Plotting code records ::
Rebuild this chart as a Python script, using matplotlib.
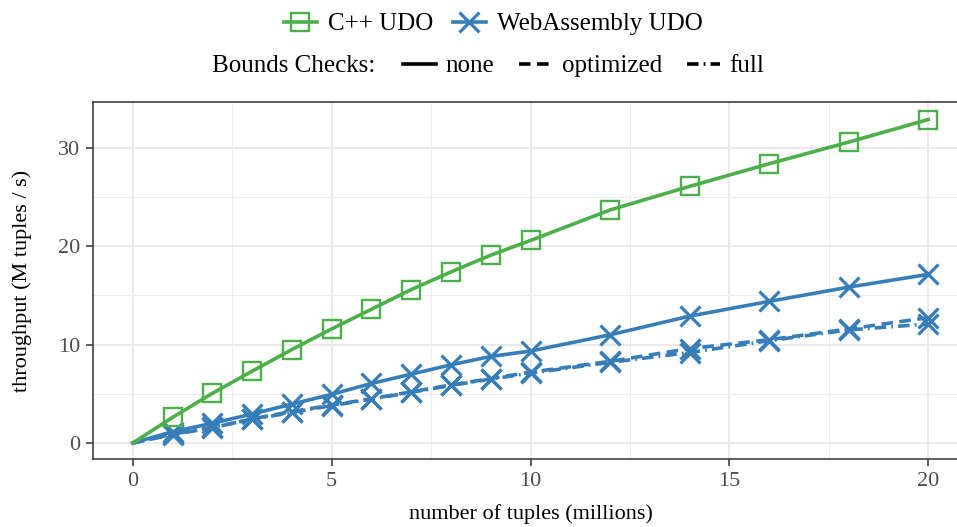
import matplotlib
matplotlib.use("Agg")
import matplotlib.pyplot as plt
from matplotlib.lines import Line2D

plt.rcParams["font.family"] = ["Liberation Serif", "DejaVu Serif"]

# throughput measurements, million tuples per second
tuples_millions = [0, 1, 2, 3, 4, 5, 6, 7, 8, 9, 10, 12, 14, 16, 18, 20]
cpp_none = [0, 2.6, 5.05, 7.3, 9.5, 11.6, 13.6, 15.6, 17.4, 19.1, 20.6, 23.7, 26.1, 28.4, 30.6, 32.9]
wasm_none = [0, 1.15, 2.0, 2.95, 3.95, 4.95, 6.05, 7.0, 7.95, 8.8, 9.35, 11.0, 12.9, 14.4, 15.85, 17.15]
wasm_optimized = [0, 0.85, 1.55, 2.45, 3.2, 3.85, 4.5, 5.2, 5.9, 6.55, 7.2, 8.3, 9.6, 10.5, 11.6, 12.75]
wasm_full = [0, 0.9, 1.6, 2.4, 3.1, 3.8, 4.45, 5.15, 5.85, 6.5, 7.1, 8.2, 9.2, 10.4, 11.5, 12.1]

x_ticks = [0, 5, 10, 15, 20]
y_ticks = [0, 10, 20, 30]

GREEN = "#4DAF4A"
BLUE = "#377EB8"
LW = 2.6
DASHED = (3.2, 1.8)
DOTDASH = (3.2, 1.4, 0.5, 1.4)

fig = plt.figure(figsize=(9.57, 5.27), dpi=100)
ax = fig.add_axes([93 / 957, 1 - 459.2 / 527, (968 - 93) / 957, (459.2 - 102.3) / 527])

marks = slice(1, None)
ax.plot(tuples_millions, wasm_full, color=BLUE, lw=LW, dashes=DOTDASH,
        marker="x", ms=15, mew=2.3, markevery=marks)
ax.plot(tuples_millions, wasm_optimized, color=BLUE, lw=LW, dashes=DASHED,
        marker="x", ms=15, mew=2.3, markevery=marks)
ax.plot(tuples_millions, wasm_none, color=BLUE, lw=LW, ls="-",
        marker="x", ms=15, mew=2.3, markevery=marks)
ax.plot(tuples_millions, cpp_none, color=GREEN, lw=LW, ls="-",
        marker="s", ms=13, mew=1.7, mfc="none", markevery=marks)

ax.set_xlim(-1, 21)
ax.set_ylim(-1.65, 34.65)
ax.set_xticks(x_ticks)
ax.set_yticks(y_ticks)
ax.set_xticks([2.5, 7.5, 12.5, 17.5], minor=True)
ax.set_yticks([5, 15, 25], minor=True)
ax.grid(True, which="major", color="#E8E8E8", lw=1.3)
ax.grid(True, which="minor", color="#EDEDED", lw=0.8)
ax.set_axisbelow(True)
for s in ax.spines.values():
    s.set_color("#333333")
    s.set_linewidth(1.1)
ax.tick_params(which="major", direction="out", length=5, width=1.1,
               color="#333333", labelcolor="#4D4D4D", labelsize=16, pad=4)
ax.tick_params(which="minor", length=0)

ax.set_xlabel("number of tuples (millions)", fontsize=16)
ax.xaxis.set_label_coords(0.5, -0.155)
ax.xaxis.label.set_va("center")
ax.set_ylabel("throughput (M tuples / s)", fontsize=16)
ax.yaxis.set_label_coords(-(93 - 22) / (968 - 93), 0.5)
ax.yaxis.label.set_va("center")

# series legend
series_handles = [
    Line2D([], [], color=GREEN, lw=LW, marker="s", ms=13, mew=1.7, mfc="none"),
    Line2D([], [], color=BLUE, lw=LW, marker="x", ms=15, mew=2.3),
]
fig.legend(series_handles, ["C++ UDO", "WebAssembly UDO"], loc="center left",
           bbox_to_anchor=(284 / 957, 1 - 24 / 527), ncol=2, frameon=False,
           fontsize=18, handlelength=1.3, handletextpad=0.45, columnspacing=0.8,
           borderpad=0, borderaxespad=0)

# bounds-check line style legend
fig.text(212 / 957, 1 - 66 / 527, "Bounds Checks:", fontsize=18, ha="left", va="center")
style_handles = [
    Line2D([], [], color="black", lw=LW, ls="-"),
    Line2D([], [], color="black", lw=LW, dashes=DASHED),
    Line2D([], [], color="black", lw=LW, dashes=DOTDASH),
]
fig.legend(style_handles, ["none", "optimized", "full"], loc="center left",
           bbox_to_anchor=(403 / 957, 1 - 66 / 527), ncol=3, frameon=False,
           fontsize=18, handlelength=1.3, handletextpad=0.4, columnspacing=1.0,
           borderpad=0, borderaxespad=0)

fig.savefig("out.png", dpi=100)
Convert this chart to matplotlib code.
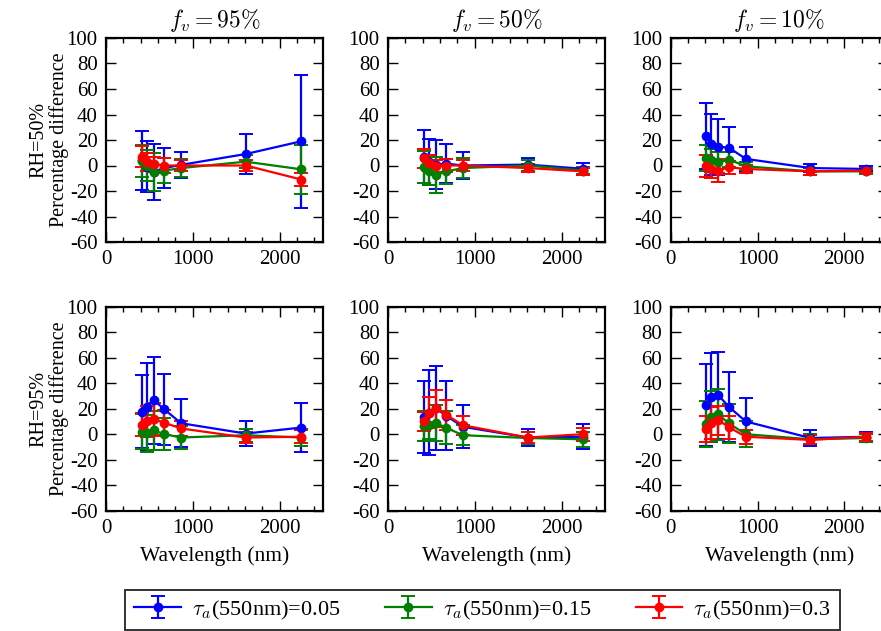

GIVEN EXERCISE ::
Go through the material line by line. Show each line that contains the string "this".

SOLVED PROBLEM ::
Rebuild this chart as a Python script, using matplotlib.
Convert this chart to matplotlib code.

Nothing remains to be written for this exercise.